Friday, September 23, 2005

A Disaster for the Church?

An American priest in active ministry, writing under a pseudonym, contributes to this week's edition of The Tablet about the much-publicized "impending" gay ban.
This is the worst kind of prejudice, and should be seen as an embarrassment for the Church, rather than the basis for its selection of candidates for the sacrament of orders.

If a Vatican directive barring homosexuals from the priesthood appears, it will be a disaster for the Catholic Church. First, it would mean setting aside the example of countless hardworking and faithful gay men who have served as priests, and who have lived their promises of celibacy with integrity. Many American Catholics accept their gay pastors, trusting that they lead celibate lives and valuing their ministry in their parishes. Others go further in praising the contribution of gay priests. In an article in the conservative journal First Things, Father Richard John Neuhaus wrote, “It would seem more than likely that, in centuries past, some priests who have been canonised as saints would meet today’s criteria as having a homosexual orientation.”

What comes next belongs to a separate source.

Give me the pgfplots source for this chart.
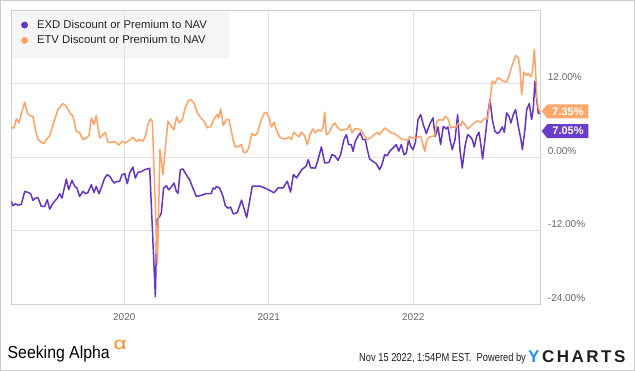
\documentclass[border=0pt]{standalone}
\usepackage{fontspec}
\setmainfont{Liberation Sans}
\usepackage{pgfplots}
\pgfplotsset{compat=1.18}
\definecolor{exd}{HTML}{6234C7}
\definecolor{etv}{HTML}{FFA263}
\definecolor{exdtag}{HTML}{6A3DCB}
\definecolor{etvtag}{HTML}{FFA86B}
\definecolor{gridc}{HTML}{E3E3E3}
\definecolor{tickc}{HTML}{666666}
\definecolor{legbg}{HTML}{F5F5F5}
\definecolor{ychblue}{HTML}{1F8FFF}
\definecolor{saorange}{HTML}{FF8A1A}

\pgfplotstableread{
x y
2019.218 -7.26
2019.230 -7.96
2019.246 -7.64
2019.264 -7.85
2019.287 -7.75
2019.311 -5.62
2019.334 -5.78
2019.352 -6.00
2019.368 -7.09
2019.384 -6.71
2019.403 -6.66
2019.426 -8.07
2019.449 -8.07
2019.467 -6.98
2019.484 -8.51
2019.507 -7.53
2019.537 -6.71
2019.553 -6.00
2019.569 -6.71
2019.599 -3.60
2019.615 -5.35
2019.638 -3.82
2019.657 -4.80
2019.673 -5.07
2019.691 -6.44
2019.714 -5.62
2019.733 -6.00
2019.749 -5.78
2019.772 -4.53
2019.790 -5.78
2019.806 -4.80
2019.825 -6.00
2019.848 -4.53
2019.864 -3.44
2019.883 -2.89
2019.899 -3.16
2019.929 -4.25
2019.952 -3.98
2019.968 -3.98
2019.984 -2.89
2020.003 -2.73
2020.021 -4.36
2020.037 -2.62
2020.060 -1.64
2020.076 -3.44
2020.095 -2.51
2020.118 -2.40
2020.141 -2.07
2020.159 -1.96
2020.176 -1.85
2020.215 -22.80
2020.226 -10.26
2020.245 -9.71
2020.256 -9.16
2020.272 -5.07
2020.291 -4.69
2020.307 -5.35
2020.325 -4.91
2020.344 -4.25
2020.360 -5.62
2020.372 -5.89
2020.388 -2.07
2020.406 -1.96
2020.429 -2.89
2020.452 -3.71
2020.475 -5.07
2020.498 -6.44
2020.522 -6.33
2020.545 -6.16
2020.563 -6.00
2020.579 -6.00
2020.602 -6.00
2020.614 -5.07
2020.625 -5.24
2020.639 -4.80
2020.660 -5.07
2020.683 -6.44
2020.699 -7.96
2020.718 -8.35
2020.736 -8.18
2020.754 -9.30
2020.782 -9.08
2020.812 -7.03
2020.847 -9.90
2020.886 -4.76
2020.939 -4.76
2020.985 -5.19
2021.036 -5.84
2021.066 -5.03
2021.100 -5.03
2021.128 -3.95
2021.151 -5.73
2021.170 -2.87
2021.193 -3.41
2021.228 -2.06
2021.258 -1.52
2021.273 -0.44
2021.290 -1.79
2021.322 -1.80
2021.340 -0.55
2021.364 1.64
2021.387 -0.98
2021.417 -0.87
2021.437 0.38
2021.456 0.22
2021.479 -0.55
2021.497 0.38
2021.520 2.84
2021.537 3.65
2021.553 2.02
2021.571 2.02
2021.583 0.93
2021.599 2.56
2021.617 3.38
2021.633 3.93
2021.652 2.84
2021.668 2.84
2021.682 1.20
2021.698 -0.33
2021.721 -0.71
2021.744 -1.09
2021.767 -2.07
2021.783 -1.25
2021.802 0.38
2021.820 0.22
2021.837 0.93
2021.860 1.47
2021.883 2.02
2021.899 0.93
2021.917 2.02
2021.936 0.38
2021.952 0.65
2021.968 2.84
2021.982 1.75
2021.998 1.20
2022.014 2.29
2022.033 6.11
2022.051 6.93
2022.069 5.29
2022.090 3.82
2022.113 5.29
2022.136 6.38
2022.152 3.38
2022.171 4.91
2022.189 2.02
2022.208 5.02
2022.229 4.58
2022.240 4.91
2022.254 2.84
2022.270 1.20
2022.289 2.84
2022.307 6.93
2022.323 1.20
2022.339 -1.80
2022.358 1.75
2022.376 3.65
2022.392 3.38
2022.409 2.84
2022.422 1.64
2022.439 3.38
2022.455 4.04
2022.469 1.75
2022.480 -0.33
2022.496 2.84
2022.515 6.93
2022.531 9.38
2022.547 6.11
2022.565 4.20
2022.584 3.82
2022.600 4.20
2022.616 4.91
2022.630 4.04
2022.646 7.20
2022.662 6.65
2022.676 5.56
2022.692 6.93
2022.708 7.75
2022.727 5.02
2022.745 2.84
2022.755 1.20
2022.773 4.58
2022.785 7.75
2022.803 8.73
2022.819 6.11
2022.831 8.02
2022.842 12.38
2022.854 9.38
2022.865 7.20
2022.877 7.05
}\exdtable

\pgfplotstableread{
x y
2019.218 4.75
2019.237 4.75
2019.253 6.22
2019.271 5.56
2019.292 7.47
2019.311 8.95
2019.329 7.20
2019.345 6.76
2019.368 6.65
2019.387 4.20
2019.403 2.84
2019.426 2.40
2019.444 2.18
2019.460 2.84
2019.484 3.49
2019.507 5.29
2019.541 7.75
2019.576 8.73
2019.599 8.29
2019.622 7.20
2019.645 6.65
2019.668 4.20
2019.691 3.93
2019.714 2.84
2019.737 3.11
2019.756 3.49
2019.772 6.38
2019.790 5.29
2019.806 6.76
2019.830 3.11
2019.853 3.65
2019.869 4.04
2019.887 2.40
2019.910 2.40
2019.934 2.51
2019.963 1.96
2019.986 2.56
2020.003 2.29
2020.026 2.56
2020.060 3.22
2020.083 2.56
2020.106 2.84
2020.129 2.56
2020.146 3.38
2020.164 5.29
2020.180 6.22
2020.194 5.84
2020.229 -17.46
2020.238 -8.62
2020.247 1.20
2020.256 -0.44
2020.268 -2.89
2020.279 0.11
2020.302 5.84
2020.325 5.02
2020.344 4.47
2020.362 6.55
2020.379 5.56
2020.402 6.11
2020.418 7.75
2020.441 9.11
2020.459 9.38
2020.482 8.84
2020.505 7.20
2020.529 6.38
2020.552 5.84
2020.575 4.75
2020.598 5.02
2020.625 6.38
2020.644 6.93
2020.653 6.38
2020.667 7.86
2020.685 5.13
2020.706 6.11
2020.725 6.11
2020.752 2.90
2020.768 1.64
2020.787 1.64
2020.810 2.02
2020.826 0.76
2020.845 0.76
2020.861 1.47
2020.884 3.82
2020.902 3.49
2020.921 3.93
2020.944 5.84
2020.967 7.09
2020.983 7.31
2020.999 6.65
2021.018 4.91
2021.036 5.67
2021.052 4.47
2021.075 3.27
2021.098 2.95
2021.121 2.95
2021.138 3.27
2021.156 2.84
2021.172 4.04
2021.191 3.65
2021.209 3.27
2021.225 4.04
2021.248 3.49
2021.267 2.02
2021.285 3.65
2021.306 4.58
2021.322 3.93
2021.340 4.47
2021.359 4.20
2021.375 4.75
2021.387 7.31
2021.398 3.65
2021.417 3.93
2021.437 5.02
2021.456 5.56
2021.479 4.75
2021.502 4.31
2021.520 4.47
2021.543 4.58
2021.560 5.29
2021.576 3.93
2021.594 4.58
2021.617 4.58
2021.640 4.36
2021.663 3.38
2021.682 2.84
2021.705 3.11
2021.728 3.65
2021.751 4.04
2021.767 3.65
2021.783 4.20
2021.802 4.75
2021.825 4.36
2021.848 3.93
2021.871 3.82
2021.894 3.38
2021.917 2.95
2021.940 2.84
2021.963 2.73
2021.975 3.38
2021.991 3.11
2022.014 3.11
2022.033 3.27
2022.051 3.38
2022.067 2.02
2022.079 0.93
2022.095 2.84
2022.113 3.27
2022.132 3.38
2022.148 3.49
2022.164 5.84
2022.182 6.11
2022.206 6.00
2022.222 6.65
2022.240 6.22
2022.261 4.75
2022.277 4.91
2022.293 4.75
2022.312 5.56
2022.330 5.13
2022.339 5.84
2022.358 5.29
2022.376 4.58
2022.392 4.91
2022.409 5.29
2022.427 5.67
2022.445 5.89
2022.469 5.67
2022.485 6.11
2022.501 6.38
2022.515 6.22
2022.531 9.11
2022.547 12.38
2022.565 12.00
2022.584 12.93
2022.600 12.76
2022.623 12.38
2022.646 12.22
2022.662 13.20
2022.681 14.73
2022.699 15.93
2022.708 16.58
2022.727 16.20
2022.738 14.56
2022.750 10.20
2022.766 13.86
2022.785 13.31
2022.796 13.64
2022.815 13.09
2022.824 13.86
2022.838 17.56
2022.847 13.75
2022.856 9.66
2022.865 8.02
2022.877 7.35
}\etvtable

\begin{document}
\begin{tikzpicture}[x=1pt,y=1pt]
\fill[white] (0,0) rectangle (635,371);
\draw[black!20, line width=1pt] (0.5,0.5) rectangle (634.5,370.5);
\fill[legbg] (11,361) rectangle (229,313);
\begin{axis}[
  at={(11pt,67pt)}, anchor=south west,
  scale only axis, width=529pt, height=294pt,
  xmin=2019.216, xmax=2022.877, ymin=-24, ymax=24,
  xtick={2020,2021,2022}, xticklabels={2020,2021,2022},
  ytick={-24,-12,0,12}, yticklabels={-24.00\%,-12.00\%,0.00\%,12.00\%},
  yticklabel pos=right,
  grid=major, major grid style={draw=gridc, line width=0.8pt},
  axis line style={draw=black!18, line width=0.8pt},
  tick style={draw=none},
  ticklabel style={font=\fontsize{10}{12}\selectfont, text=tickc},
  yticklabel style={anchor=west, xshift=4.4pt, yshift=6pt},
  xticklabel style={yshift=-5.5pt},
  clip=false,
  legend style={at={(0,1)}, anchor=north west, draw=none, fill=none,
    font=\fontsize{11.3}{13}\selectfont, text=black!85,
    inner xsep=10pt, inner ysep=8pt, row sep=1.7pt,
    /tikz/every even column/.append style={column sep=0pt},
    /tikz/every odd column/.append style={column sep=7pt}},
  legend cell align=left,
]
\addlegendimage{legend image code/.code={\fill[exd] (3pt,0pt) circle (3.2pt);}}
\addlegendentry{EXD Discount or Premium to NAV}
\addlegendimage{legend image code/.code={\fill[etv] (3pt,0pt) circle (3.2pt);}}
\addlegendentry{ETV Discount or Premium to NAV}
\addplot[exd, line width=1.5pt, line join=round, forget plot] table[x=x,y=y] {\exdtable};
\addplot[etv, line width=1.5pt, line join=round, forget plot] table[x=x,y=y] {\etvtable};
\coordinate (tagE) at (axis cs:2022.877,7.46);
\coordinate (tagX) at (axis cs:2022.877,4.22);
\end{axis}
\fill[etvtag] ([xshift=1.7pt]tagE) -- ++(5.6,7) -- ++(41,0) -- ++(0,-14) -- ++(-41,0) -- cycle;
\node[white, font=\bfseries\fontsize{11}{13}\selectfont, inner sep=0] at ([xshift=28pt]tagE) {7.35\%};
\fill[exdtag] ([xshift=1.7pt]tagX) -- ++(5.6,7) -- ++(41,0) -- ++(0,-14) -- ++(-41,0) -- cycle;
\node[white, font=\bfseries\fontsize{11}{13}\selectfont, inner sep=0] at ([xshift=28pt]tagX) {7.05\%};
% footer
\node[anchor=base west, inner sep=0] at (7.5,12) {\resizebox{102pt}{12.6pt}{Seeking Alpha}};
\node[anchor=base west, inner sep=0, text=saorange] at (113.5,21.5) {\scalebox{1.5}[1.15]{\fontsize{15}{15}\selectfont α}};
\node[anchor=base west, inner sep=0, text=black!88] at (359,9.3) {\scalebox{0.81}[1]{\fontsize{11.5}{13}\selectfont Nov 15 2022, 1:54PM EST.\ \ Powered by}};
\node[anchor=base west, inner sep=0] at (528,8) {\fontsize{17}{17}\selectfont\bfseries\textcolor{ychblue}{Y}\kern2.5pt\textcolor{black!88}{C\kern2.5pt H\kern2.5pt A\kern2.5pt R\kern2.5pt T\kern2.5pt S}};
\end{tikzpicture}
\end{document}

Second, such a ban would unjustly place blame for the abuse crisis on all gay priests, even the celibate ones, not just those few psychologically sick men who preyed on young boys. It wrongly conflates homosexuality with paedophilia, which is not only bad science, it is an affront to gays and lesbians, as well as an indication of just how little the Vatican seems to understand about human sexuality.

Third, during a crisis of plummeting vocations, any ban would drastically diminish the pool of applicants to seminaries and religious orders. And a number of gay men already in the process of training for the priesthood – in novitiates and seminaries around the country – have confided to me that if they were no longer officially permitted to advance to ordination, they would have to leave. It’s hard not to feel special sorrow for these men, who, after many years of discernment and prayer, will be faced with a terrible choice: either lie and be ordained, or leave and deny your vocation.

The reduction in the pool of applicants would not result simply from fewer gay vocations. Some heterosexual men have told me that they would be less likely to enter a religious order or seminary that evinces such an attitude to some of their fellow human beings.

Finally, a document like the one Archbishop O’Brien predicts would in effect say to gay priests: you should never have been ordained.
And there's no worse demoralizer than that.

-30-

2 Comments:

Blogger Disgusted in DC said...

It is a little known fact that women in fact served at altar during the Elizabethan recusant-era. Of course, that was a true emergency situation, but it simply is not true that the ban on women serving at the altar is a constant 2,000 year old tradition.

That said, I would not mind it too much if women were banned from serving as servers, eme's, lay readers, etc. However, the existence of altar servers, a development which I vociferously opposed at my prior parish and still believe was a mistake in part for the reason Jon states, is not the outrage and disaster often believed. That parish has had a number of vocations since the advent of female altar servers.

23/9/05 15:54  
Blogger Todd said...

Fr John, more than that, it will raise the excitement level for those who harbor secret lives as sexual predators. Never underestimate the thrill involved in circumventing power to express it for oneself against another.